The Commercial Buildings Disclosure program is set to be extended to smaller offices, with the federal government today (Tuesday) announcing the threshold will be lowered from 2000 square metres to 1000 sq m, effective 1 July 2017.
Federal energy minister Josh Frydenberg said the decision will see an additional 1000 commercial buildings required to disclose energy efficiency at the point of sale or lease. This will help inform purchasers and tenants of building energy costs, delivering more than $50 million in energy savings, and around 3.5 million tonnes of emission reductions over five years, Mr Frydenberg said.
The lowering of the threshold was one of the major changes to the scheme that had been advocated for during the independent review of the scheme by ACIL Allen earlier this year.
- See our story CBD Program looks set to be extended to smaller offices
Another change the minister announced is an amendment to the tenancy lighting assessment so that from 1 September 2016 owners will only be required to undertake these assessments every five years, instead of annually.
Mr Frydenberg said this change will result in savings on “red tape” for building owners. ACIL Allen’s review found it had added a cumulative $2 million in costs across the industry during the program’s operation.
Tom Grosskopf, director, metro at the NSW Office of Environment and Heritage, which owns and administers the NABERS scheme on behalf of the state, territory and federal governments, said that when the CBD program was launched six years ago, and extended NABERS ratings outside of the premium office market, it led to an “unprecedented transformation” in the mid-tier building market.
This resulted in many non-premium buildings embarking on “an ambitious energy savings journey”, Mr Grosskopf said.
“The review of the CBD program showed that disclosure of NABERS ratings has brought positive benefits to the building industry and the Australian economy,” he said.
“We are excited that the changes to CBD will now also provide these benefits to smaller mid-tier office buildings, and enable Australia to continue forging ahead as the global leader in commercial building energy efficiency.
“The evidence is in: buildings that regularly use NABERS energy rating to improve energy efficiency attract higher rents, have lower vacancy rates and better capital growth while reducing carbon emissions. The CBD policy is a great way of getting runs on the board quickly for the property owner and our environment.”
The Property Council of Australia welcomed the news, saying the benefits outweighed any compliance costs.
“At first glance, the CBD scheme seems to increase the compliance burden, but the industry’s experience is that it creates significant benefits that far outweigh the costs,” PCA chief executive Ken Morrison said.
“The expansion of the scheme to capture smaller buildings is a great initiative and we will see the benefits flow through.”
President of the Australian Sustainable Built Environment Council Professor Ken Maher said the CBD scheme had been effective in raising awareness of building performance and creating a market incentive for higher-performing buildings.
“The expansion of this program is an excellent initiative, which will engage many more commercial buildings in energy efficiency endeavours,” Professor Maher said.

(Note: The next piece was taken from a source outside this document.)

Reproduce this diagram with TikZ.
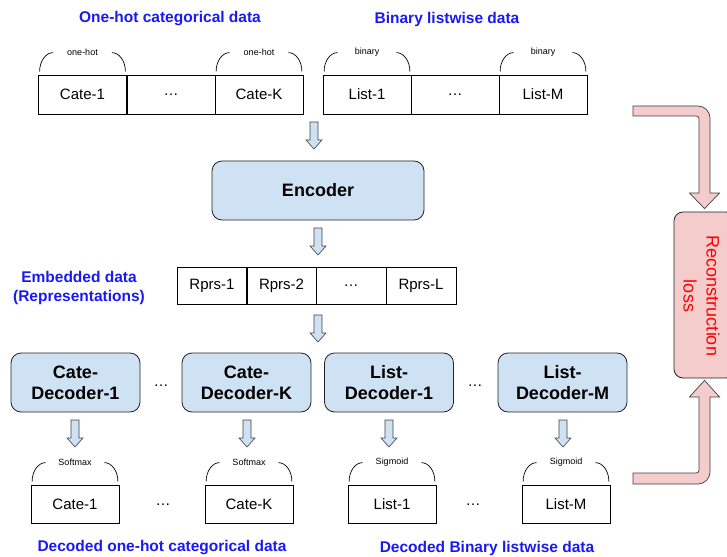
\documentclass[tikz,border=0pt]{standalone}
\usepackage{fontspec}
\setmainfont{Liberation Sans}
\usetikzlibrary{calc}
\definecolor{boxblue}{HTML}{CFE2F3}
\definecolor{losspink}{HTML}{F4CCCC}
\definecolor{titleblue}{RGB}{25,25,245}
\definecolor{lossred}{HTML}{FF0000}
\definecolor{edge}{HTML}{222222}

\tikzset{
  title/.style={text=titleblue, font=\fontsize{15.5}{19}\selectfont\bfseries, inner sep=0},
  cell/.style={draw=black, line width=0.8pt, minimum width=88, minimum height=39, inner sep=0,
    font=\fontsize{15}{18}\selectfont},
  rcell/.style={cell, minimum width=70, minimum height=37},
  block/.style={draw=edge, fill=boxblue, line width=0.8pt, rounded corners=10, inner sep=0,
    align=center, font=\fontsize{18}{21}\selectfont\bfseries},
  dots/.style={inner sep=0, font=\fontsize{15}{18}\selectfont},
  brlabel/.style={inner sep=0, font=\fontsize{9}{10}\selectfont},
  bracketline/.style={draw=black, line width=0.7pt},
  arrowblk/.style={draw=black!75, fill=boxblue, line width=0.6pt, line join=miter},
  pinkarrow/.style={draw=black!75, fill=losspink, line width=0.7pt, line join=miter},
  lossbox/.style={draw=edge, fill=losspink, line width=0.8pt, rounded corners=9,
    minimum width=61, minimum height=166, inner sep=0},
  downarrow/.pic={\path[arrowblk] (-4,0) -- (4,0) -- (4,18) -- (8,18) -- (0,27)
    -- (-8,18) -- (-4,18) -- cycle;}
}

% curved bracket with a small caption above a cell
\newcommand\bracketover[2]{%
  \draw[bracketline] ($(#1.north west)+(1.5,-3)$) .. controls +(0,-11) and +(-7,0)
    .. ($(#1.north west)+(15,-22)$);
  \draw[bracketline] ($(#1.north east)+(-15,-22)$) .. controls +(7,0) and +(0,-11)
    .. ($(#1.north east)+(-1.5,-3)$);
  \node[brlabel] (#1-lbl) at ($(#1.north)+(0,-22)$) {#2};
}

\begin{document}
\begin{tikzpicture}[x=1pt,y=-1pt]
\useasboundingbox (0,0) rectangle (727,556);

% input data
\node[title] (tcat) at (170,19) {One-hot categorical data};
\node[title] (tlist) at (447,19) {Binary listwise data};

\node[cell] (c1) at (82.5,94.5) {Cate-1};
\node[cell] (cdots) at (171,94.5) {…};
\node[cell] (cK) at (259,94.5) {Cate-K};
\node[cell] (l1) at (367,94.5) {List-1};
\node[cell] (ldots) at (455,94.5) {…};
\node[cell] (lM) at (543,94.5) {List-M};
\bracketover{c1}{one-hot}
\bracketover{cK}{one-hot}
\bracketover{l1}{binary}
\bracketover{lM}{binary}

% encoder
\pic (ar1) at (314,122) {downarrow};
\node[block, minimum width=212, minimum height=59] (enc) at (318,190.5) {Encoder};
\pic (ar2) at (318,228) {downarrow};

% representations
\node[title, align=center] (emb) at (79,287.5) {Embedded data\\(Representations)};
\node[rcell] (r1) at (212,285.5) {Rprs-1};
\node[rcell] (r2) at (281.5,285.5) {Rprs-2};
\node[rcell] (rdots) at (351,285.5) {…};
\node[rcell] (rL) at (421,285.5) {Rprs-L};
\pic (ar3) at (318,315) {downarrow};

% decoders
\node[block, minimum width=129, minimum height=59] (dc1) at (75.5,382.5) {Cate-\\Decoder-1};
\node[dots] (dcdots) at (161,386) {…};
\node[block, minimum width=129, minimum height=59] (dcK) at (246.5,382.5) {Cate-\\Decoder-K};
\node[block, minimum width=129, minimum height=59] (dl1) at (389,382.5) {List-\\Decoder-1};
\node[dots] (dldots) at (475,386) {…};
\node[block, minimum width=129, minimum height=59] (dlM) at (562.5,382.5) {List-\\Decoder-M};

\pic (ar4) at (75,420) {downarrow};
\pic (ar5) at (247,420) {downarrow};
\pic (ar6) at (389,420) {downarrow};
\pic (ar7) at (563,420) {downarrow};

% decoded outputs
\node[cell, minimum height=38] (oc1) at (75,504) {Cate-1};
\node[dots] (ocdots) at (163,505) {…};
\node[cell, minimum height=38] (ocK) at (249,504) {Cate-K};
\node[cell, minimum height=38] (ol1) at (392,504) {List-1};
\node[dots] (oldots) at (473,505) {…};
\node[cell, minimum height=38] (olM) at (566,504) {List-M};
\bracketover{oc1}{Softmax}
\bracketover{ocK}{Softmax}
\bracketover{ol1}{Sigmoid}
\bracketover{olM}{Sigmoid}

\node[title] (bcat) at (162,548) {Decoded one-hot categorical data};
\node[title] (blist) at (487,548) {Decoded Binary listwise data};

% reconstruction loss
\node[lossbox] (loss) at (704.5,295) {};
\node[rotate=-90, align=center, text=lossred, inner sep=0,
  font=\fontsize{18}{23}\selectfont] (losstext) at (701.5,296) {Reconstruction\\loss};

\coordinate (fbin) at (633,111);
\coordinate (fbout) at (633,478.5);
\path[pinkarrow] ($(fbin)+(0,-5)$) -- (698,106) .. controls (704.6,106) and (710,111.4) .. (710,118)
  -- (710,193) -- (719.5,193) -- ($(loss.north)+(0,-3)$) -- (689.5,193) -- (699,193)
  -- (699,119) .. controls (699,117) and (698,116) .. (696,116) -- ($(fbin)+(0,5)$) -- cycle;
\path[pinkarrow] ($(fbout)+(0,5.5)$) -- (698,484) .. controls (704.6,484) and (710,478.6) .. (710,472)
  -- (710,397) -- (719.5,397) -- ($(loss.south)+(0,2)$) -- (689.5,397) -- (699,397)
  -- (699,470) .. controls (699,472) and (698,473) .. (696,473) -- ($(fbout)+(0,-5.5)$) -- cycle;
\end{tikzpicture}
\end{document}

He said that ASBEC’s Low Carbon, High Performance report found that Australia’s building sector could deliver up to 28 per cent of Australia’s 2030 emissions reduction target and save $20 billion if a strong suite of measures was adopted.
“An expanded CBD program and a pathway for improved appliance efficiency are both strong steps in enabling the built environment to meet its emissions reduction potential, whilst also creating healthier and more productive buildings.” Professor Maher said.

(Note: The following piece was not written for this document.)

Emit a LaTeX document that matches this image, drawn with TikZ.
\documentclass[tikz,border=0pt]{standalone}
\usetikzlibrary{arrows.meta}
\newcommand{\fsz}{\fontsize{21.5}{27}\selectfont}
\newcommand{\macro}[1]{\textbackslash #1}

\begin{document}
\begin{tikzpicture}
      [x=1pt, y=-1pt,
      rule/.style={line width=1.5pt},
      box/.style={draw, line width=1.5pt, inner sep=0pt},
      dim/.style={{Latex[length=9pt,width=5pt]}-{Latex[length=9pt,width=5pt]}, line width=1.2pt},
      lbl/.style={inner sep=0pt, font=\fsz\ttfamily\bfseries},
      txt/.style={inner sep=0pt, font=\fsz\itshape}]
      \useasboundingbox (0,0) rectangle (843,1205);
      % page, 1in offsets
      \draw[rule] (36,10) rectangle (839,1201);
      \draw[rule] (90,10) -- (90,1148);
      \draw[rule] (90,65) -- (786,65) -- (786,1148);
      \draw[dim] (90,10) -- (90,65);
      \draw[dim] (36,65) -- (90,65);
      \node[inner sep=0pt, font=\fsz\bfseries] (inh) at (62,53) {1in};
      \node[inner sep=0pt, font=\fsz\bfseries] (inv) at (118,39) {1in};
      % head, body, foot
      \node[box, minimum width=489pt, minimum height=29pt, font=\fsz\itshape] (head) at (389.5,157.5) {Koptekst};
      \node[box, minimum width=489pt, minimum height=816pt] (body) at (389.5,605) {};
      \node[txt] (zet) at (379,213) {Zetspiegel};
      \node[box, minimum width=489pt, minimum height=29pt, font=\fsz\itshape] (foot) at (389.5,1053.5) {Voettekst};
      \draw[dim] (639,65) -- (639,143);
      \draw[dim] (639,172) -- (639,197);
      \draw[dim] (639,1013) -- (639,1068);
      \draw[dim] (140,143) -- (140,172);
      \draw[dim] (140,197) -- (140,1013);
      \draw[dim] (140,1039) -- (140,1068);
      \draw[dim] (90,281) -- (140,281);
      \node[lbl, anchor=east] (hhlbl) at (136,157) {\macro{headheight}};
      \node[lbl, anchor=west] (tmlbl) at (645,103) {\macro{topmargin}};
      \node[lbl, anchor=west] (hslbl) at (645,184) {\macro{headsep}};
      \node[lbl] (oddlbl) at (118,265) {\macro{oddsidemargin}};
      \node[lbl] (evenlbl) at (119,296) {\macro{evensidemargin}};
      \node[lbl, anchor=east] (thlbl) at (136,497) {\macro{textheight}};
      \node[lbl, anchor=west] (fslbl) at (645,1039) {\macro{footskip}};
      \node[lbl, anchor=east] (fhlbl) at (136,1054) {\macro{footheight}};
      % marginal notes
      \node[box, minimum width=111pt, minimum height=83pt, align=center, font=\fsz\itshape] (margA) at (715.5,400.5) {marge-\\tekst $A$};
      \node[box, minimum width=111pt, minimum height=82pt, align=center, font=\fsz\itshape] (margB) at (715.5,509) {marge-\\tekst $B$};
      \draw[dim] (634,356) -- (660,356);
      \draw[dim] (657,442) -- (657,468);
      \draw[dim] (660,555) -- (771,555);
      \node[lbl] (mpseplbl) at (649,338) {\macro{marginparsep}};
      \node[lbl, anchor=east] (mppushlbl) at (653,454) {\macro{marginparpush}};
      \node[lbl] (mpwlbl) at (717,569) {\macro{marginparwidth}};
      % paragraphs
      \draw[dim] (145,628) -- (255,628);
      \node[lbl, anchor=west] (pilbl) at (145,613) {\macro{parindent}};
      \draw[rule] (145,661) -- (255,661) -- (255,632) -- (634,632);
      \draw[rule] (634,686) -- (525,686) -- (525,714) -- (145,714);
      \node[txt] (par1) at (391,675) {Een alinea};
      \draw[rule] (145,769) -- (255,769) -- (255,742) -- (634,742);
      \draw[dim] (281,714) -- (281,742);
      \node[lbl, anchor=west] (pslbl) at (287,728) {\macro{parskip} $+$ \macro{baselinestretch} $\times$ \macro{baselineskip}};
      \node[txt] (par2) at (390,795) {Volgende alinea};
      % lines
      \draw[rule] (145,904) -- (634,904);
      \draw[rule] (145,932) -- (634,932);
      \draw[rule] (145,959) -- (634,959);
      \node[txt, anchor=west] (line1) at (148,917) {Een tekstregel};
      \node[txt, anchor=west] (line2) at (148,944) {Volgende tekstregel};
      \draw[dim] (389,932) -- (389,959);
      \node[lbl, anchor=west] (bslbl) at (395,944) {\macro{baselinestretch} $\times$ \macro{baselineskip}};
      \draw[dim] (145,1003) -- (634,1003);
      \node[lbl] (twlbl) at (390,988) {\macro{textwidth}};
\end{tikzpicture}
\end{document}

Luke Menzel, chief executive of the Energy Efficiency Council, said the expansion of the program would make it easier for people buying or leasing offices to find out how efficient and comfortable offices are.
“In the past, it was hard for people buying or renting offices to find out how efficiently they used energy. This reduced the incentive for building owners to make offices efficient, leaving tenants with higher energy bills and less comfortable workplaces,” Mr Menzel said.

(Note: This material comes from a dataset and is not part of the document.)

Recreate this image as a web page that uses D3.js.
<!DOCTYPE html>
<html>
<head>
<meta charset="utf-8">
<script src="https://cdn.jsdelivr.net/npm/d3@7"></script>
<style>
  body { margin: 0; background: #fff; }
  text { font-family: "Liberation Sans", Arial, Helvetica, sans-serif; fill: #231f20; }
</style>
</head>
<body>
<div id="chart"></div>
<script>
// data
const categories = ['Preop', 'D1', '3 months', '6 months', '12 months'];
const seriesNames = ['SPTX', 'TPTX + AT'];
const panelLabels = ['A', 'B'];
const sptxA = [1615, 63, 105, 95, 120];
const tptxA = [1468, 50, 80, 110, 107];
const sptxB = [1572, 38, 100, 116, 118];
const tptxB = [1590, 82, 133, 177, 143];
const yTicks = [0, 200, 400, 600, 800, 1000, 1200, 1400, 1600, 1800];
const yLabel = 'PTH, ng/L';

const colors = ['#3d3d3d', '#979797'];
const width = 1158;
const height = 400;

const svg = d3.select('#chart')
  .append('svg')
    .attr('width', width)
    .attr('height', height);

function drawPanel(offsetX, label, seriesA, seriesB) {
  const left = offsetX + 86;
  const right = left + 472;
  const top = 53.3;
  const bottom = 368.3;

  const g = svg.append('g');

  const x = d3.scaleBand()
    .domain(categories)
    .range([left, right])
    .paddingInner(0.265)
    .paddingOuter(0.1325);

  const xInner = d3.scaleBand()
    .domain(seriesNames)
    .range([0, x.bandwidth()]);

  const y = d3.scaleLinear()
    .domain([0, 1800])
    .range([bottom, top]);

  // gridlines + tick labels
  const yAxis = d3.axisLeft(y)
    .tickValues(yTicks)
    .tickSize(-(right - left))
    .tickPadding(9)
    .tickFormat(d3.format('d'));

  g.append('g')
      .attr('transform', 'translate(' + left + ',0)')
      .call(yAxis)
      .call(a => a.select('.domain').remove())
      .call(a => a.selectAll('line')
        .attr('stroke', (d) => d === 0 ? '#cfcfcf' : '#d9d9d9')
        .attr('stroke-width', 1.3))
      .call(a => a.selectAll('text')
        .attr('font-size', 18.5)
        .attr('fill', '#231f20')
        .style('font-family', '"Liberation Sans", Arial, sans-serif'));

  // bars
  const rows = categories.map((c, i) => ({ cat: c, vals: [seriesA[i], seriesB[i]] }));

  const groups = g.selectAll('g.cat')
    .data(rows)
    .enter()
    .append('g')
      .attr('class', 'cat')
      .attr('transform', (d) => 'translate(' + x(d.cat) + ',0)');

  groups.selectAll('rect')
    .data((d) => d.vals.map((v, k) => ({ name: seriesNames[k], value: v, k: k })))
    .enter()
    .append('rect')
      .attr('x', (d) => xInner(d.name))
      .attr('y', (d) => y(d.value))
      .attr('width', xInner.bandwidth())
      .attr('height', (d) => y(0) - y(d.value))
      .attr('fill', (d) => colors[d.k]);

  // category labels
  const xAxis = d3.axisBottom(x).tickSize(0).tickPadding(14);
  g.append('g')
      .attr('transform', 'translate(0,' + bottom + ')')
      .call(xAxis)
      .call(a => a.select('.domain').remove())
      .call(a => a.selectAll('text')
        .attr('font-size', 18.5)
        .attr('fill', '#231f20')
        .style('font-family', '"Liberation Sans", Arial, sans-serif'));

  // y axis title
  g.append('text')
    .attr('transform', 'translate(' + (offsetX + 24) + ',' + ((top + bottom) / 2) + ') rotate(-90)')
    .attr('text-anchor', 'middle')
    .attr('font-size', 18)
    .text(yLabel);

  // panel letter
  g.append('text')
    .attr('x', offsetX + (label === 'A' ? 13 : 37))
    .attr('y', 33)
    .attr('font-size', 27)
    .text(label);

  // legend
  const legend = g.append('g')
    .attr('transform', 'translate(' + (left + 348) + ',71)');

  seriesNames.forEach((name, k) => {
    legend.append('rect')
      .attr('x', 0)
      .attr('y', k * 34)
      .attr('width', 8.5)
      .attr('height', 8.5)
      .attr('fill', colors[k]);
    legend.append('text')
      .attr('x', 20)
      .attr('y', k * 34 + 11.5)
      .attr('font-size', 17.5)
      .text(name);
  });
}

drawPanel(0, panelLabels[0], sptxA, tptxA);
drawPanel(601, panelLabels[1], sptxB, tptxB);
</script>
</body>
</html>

Mr Menzel said the program’s expansion would boost productivity.
The ACIL Allen review showed that office upgrades stimulated by the CBD had delivered over $72 million in energy and carbon savings, and by improving the comfort of offices, led to over $160 million in benefits from improved staff productivity.
“The Commercial Building Disclosure Scheme is win-win-win. It delivers lower energy bills for tenants, more productive staff and increases the value of Australian buildings. Expanding the scheme is a sensible next step in efforts to make Australia’s workplaces more efficient, comfortable and productive,” he said.
The GBCA also welcomed the news. Chief executive Romilly Madew said the program was a “critical driver in unlocking the emissions reduction potential of our buildings.”
It has also raised awareness of building energy performance among occupants, delivered cost savings and created jobs, Ms Madew said.
The Mid-tier commercial office buildings pathway report, developed by the GBCA and the federal Department of Industry, Innovation and Science with support from Sustainability Victoria, City Of Melbourne and EY, found an estimated 80,000 mid-tier commercial office buildings were ripe for energy efficiency upgrades.
“We believe lowering the threshold for mandatory disclosure will encourage many building owners to explore the range of services, resources and technologies that can deliver building upgrades, often at relatively low cost, with attractive payback periods,” Ms Madew said.